The bottom line is that millions of pigs suffer to end up on our plates, enduring cruel practices that are standard across the industry. However, switching to alternatives like group housing protects pigs from the worst form of confinement, allowing them to move with more freedom and sparing them from the painful injuries of crate confinement. Banning gestation crates and switching to alternative systems is a crucial first step toward a future where no pig has to suffer through life in the confines of a factory farm.
What you can do
Pigs are unique individuals with their own thoughts, feelings, and personalities, not unlike the dogs and cats we share our homes with. However, our broken food system does not treat pigs like the gentle, sentient beings that they are. Instead, it treats pigs like products for consumption. Sadly, an estimated 129 million pigs were killed in 2019 in the US alone.
To satisfy consumers’ demand for meat and maximize profits, pork producers subject pigs to the worst forms of cruelty in factory farms. Gestation crates are the most heinous ways meat producers cut corners in factory farms, inflicting a lonely life of extreme confinement on pregnant and mother pigs.

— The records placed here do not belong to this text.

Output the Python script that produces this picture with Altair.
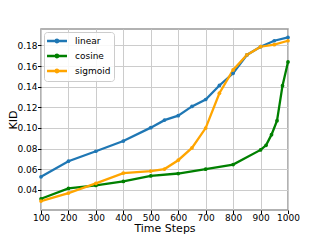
import altair as alt
import pandas as pd

linear_x = [100, 200, 300, 400, 500, 550, 600, 650, 700, 750, 800, 850, 900, 950, 1000]
linear_y = [0.0526, 0.0677, 0.0774, 0.0873, 0.1003, 0.1076, 0.1119, 0.1209, 0.1276, 0.1412, 0.1530, 0.1708, 0.1788, 0.1846, 0.1878]

cosine_x = [100, 200, 300, 400, 500, 600, 700, 800, 900, 920, 940, 960, 980, 1000]
cosine_y = [0.0313, 0.0413, 0.0442, 0.0481, 0.0535, 0.0558, 0.0600, 0.0645, 0.0787, 0.0832, 0.0935, 0.1070, 0.1410, 0.1640]

sigmoid_x = [100, 200, 300, 400, 500, 550, 600, 650, 700, 750, 800, 850, 900, 950, 1000]
sigmoid_y = [0.0291, 0.0368, 0.0462, 0.0562, 0.0582, 0.0601, 0.0687, 0.0806, 0.0999, 0.1337, 0.1563, 0.1708, 0.1788, 0.1808, 0.1846]

series = ["linear", "cosine", "sigmoid"]
colors = ["#1f77b4", "#008000", "#ffa500"]
x_ticks = [100, 200, 300, 400, 500, 600, 700, 800, 900, 1000]
y_ticks = [0.04, 0.06, 0.08, 0.10, 0.12, 0.14, 0.16, 0.18]

rows = []
for name, xs, ys in [("linear", linear_x, linear_y), ("cosine", cosine_x, cosine_y), ("sigmoid", sigmoid_x, sigmoid_y)]:
    for i, (x, y) in enumerate(zip(xs, ys)):
        rows.append({"series": name, "t": x, "kid": y, "order": i})
df = pd.DataFrame(rows)

font = "DejaVu Sans"

legend_symbol = "M-1.26,0H2.95M0.59,0a0.25,0.25 0 1,0 0.5,0a0.25,0.25 0 1,0 -0.5,0"

x_enc = alt.X("t:Q", scale=alt.Scale(domain=[100, 1000], nice=False, zero=False),
              axis=alt.Axis(title="Time Steps", values=x_ticks, format="d",
                            labelOverlap=False, labelFlush=False, titlePadding=0, labelPadding=0))
y_enc = alt.Y("kid:Q", scale=alt.Scale(domain=[0.0204, 0.196], nice=False, zero=False),
              axis=alt.Axis(title="KID", values=y_ticks, format=".2f", labelOverlap=False,
                            labelFlush=False, labelPadding=0.5, titleX=-24.5,
                            titleBaseline="alphabetic"))
color_enc = alt.Color("series:N", scale=alt.Scale(domain=series, range=colors),
                      legend=alt.Legend(title=None, orient="none", legendX=3, legendY=3,
                                        symbolType=legend_symbol, symbolSize=90,
                                        symbolStrokeWidth=2.5, symbolFillColor="transparent",
                                        labelFontSize=9, labelFont=font, rowPadding=1,
                                        padding=3, fillColor="rgba(255,255,255,0.85)",
                                        strokeColor="#cccccc", cornerRadius=3, labelOffset=16))

base = alt.Chart(df).encode(x=x_enc, y=y_enc, color=color_enc, order="order:Q", detail="series:N")
lines = base.mark_line(strokeWidth=2.3)
points = base.mark_point(filled=True, size=14, opacity=1)

chart = (lines + points).properties(
    width=247, height=181,
    autosize=alt.AutoSizeParams(type="none"),
    padding={"left": 33, "top": 21, "right": 24, "bottom": 28},
).configure_axis(
    labelFont=font, titleFont=font, labelFontSize=9, titleFontSize=11,
    titleFontWeight="normal", labelColor="#000", titleColor="#000",
    grid=True, gridColor="#cccccc", gridWidth=1,
    domain=False, tickColor="#000", tickSize=3.5,
).configure_view(
    stroke="#999999", strokeWidth=1.5,
)

chart.save("out.html", embed_options={"renderer": "svg", "actions": False})
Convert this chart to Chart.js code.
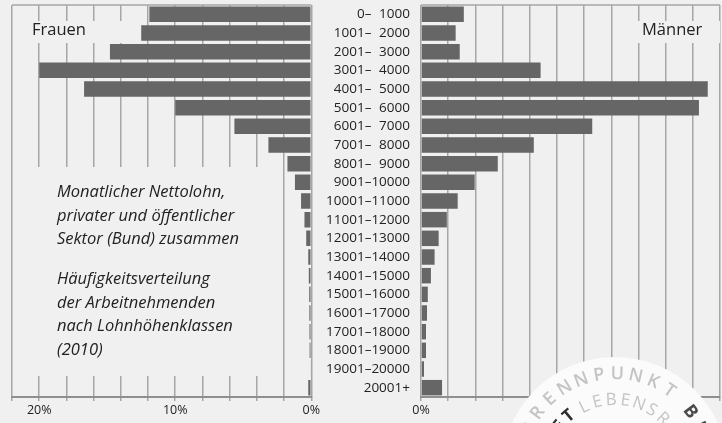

Mother pigs and their babies deserve better. While legislators and animal activists make efforts to ban the use of gestation crates, the best thing that you can do to stand up to the meat industry’s abuse is to leave pork products off your plate.
Thankfully, leaving animals off your plate is easier than ever, especially now that there is an ever-growing variety of plant-based foods that mimic all kinds of meat. These compassionate, plant-based alternatives are not only kinder to animals—they are good for your health and for the planet, too!